**Data extract:**
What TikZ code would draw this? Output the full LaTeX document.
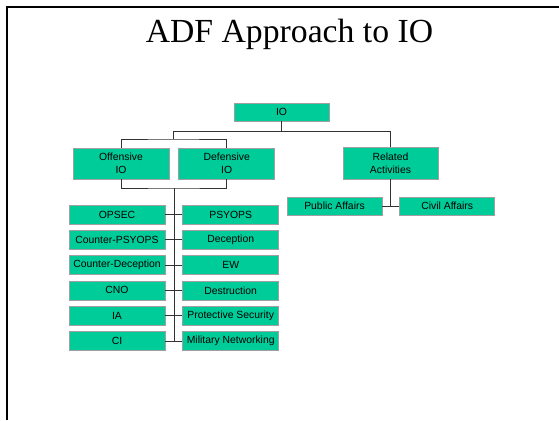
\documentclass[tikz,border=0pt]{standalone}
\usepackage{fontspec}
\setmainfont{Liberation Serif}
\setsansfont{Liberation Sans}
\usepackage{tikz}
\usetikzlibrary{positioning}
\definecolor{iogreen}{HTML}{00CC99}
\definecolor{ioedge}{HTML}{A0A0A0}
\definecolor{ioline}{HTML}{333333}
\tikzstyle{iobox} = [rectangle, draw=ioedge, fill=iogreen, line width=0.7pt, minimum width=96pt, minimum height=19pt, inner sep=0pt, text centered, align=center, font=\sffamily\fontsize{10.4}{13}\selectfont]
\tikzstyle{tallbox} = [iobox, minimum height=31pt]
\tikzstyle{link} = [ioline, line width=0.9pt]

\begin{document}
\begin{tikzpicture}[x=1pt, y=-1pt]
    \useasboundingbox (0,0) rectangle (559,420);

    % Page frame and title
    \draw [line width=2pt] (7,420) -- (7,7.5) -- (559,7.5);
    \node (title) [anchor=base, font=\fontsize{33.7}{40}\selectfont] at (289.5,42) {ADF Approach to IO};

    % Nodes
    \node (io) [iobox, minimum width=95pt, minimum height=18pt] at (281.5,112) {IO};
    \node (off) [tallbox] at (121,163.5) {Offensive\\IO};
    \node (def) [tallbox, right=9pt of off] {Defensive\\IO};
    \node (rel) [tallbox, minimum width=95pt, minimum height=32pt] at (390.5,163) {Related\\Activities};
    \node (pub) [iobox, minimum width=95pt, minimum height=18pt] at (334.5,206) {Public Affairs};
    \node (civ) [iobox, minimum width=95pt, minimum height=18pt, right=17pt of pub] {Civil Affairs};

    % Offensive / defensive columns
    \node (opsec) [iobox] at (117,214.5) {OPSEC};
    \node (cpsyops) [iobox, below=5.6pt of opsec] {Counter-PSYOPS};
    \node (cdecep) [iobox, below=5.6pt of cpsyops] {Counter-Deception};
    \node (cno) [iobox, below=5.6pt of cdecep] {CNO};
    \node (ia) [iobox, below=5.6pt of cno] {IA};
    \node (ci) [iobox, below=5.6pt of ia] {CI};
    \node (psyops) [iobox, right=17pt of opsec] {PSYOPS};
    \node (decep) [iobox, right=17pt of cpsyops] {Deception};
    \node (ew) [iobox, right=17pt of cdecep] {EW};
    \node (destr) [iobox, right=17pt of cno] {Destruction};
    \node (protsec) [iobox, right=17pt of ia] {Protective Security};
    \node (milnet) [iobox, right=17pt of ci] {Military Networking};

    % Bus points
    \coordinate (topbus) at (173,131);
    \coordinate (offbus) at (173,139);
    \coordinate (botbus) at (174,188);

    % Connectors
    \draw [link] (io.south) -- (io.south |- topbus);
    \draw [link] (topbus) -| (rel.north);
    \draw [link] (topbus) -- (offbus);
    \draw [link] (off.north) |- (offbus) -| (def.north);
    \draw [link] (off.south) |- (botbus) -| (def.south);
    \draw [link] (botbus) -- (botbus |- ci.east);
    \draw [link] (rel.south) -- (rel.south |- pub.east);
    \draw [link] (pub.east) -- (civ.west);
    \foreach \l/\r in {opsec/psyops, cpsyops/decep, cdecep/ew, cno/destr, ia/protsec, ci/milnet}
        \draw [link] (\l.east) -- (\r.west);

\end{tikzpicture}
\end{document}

**Exercise:** Go from the first line of the listing to the line holding "[ioline, line width=0.9pt]" and, please, transcribe those lines exactly, both included, with no pictures.

**Expected output:**
What TikZ code would draw this? Output the full LaTeX document.
\documentclass[tikz,border=0pt]{standalone}
\usepackage{fontspec}
\setmainfont{Liberation Serif}
\setsansfont{Liberation Sans}
\usepackage{tikz}
\usetikzlibrary{positioning}
\definecolor{iogreen}{HTML}{00CC99}
\definecolor{ioedge}{HTML}{A0A0A0}
\definecolor{ioline}{HTML}{333333}
\tikzstyle{iobox} = [rectangle, draw=ioedge, fill=iogreen, line width=0.7pt, minimum width=96pt, minimum height=19pt, inner sep=0pt, text centered, align=center, font=\sffamily\fontsize{10.4}{13}\selectfont]
\tikzstyle{tallbox} = [iobox, minimum height=31pt]
\tikzstyle{link} = [ioline, line width=0.9pt]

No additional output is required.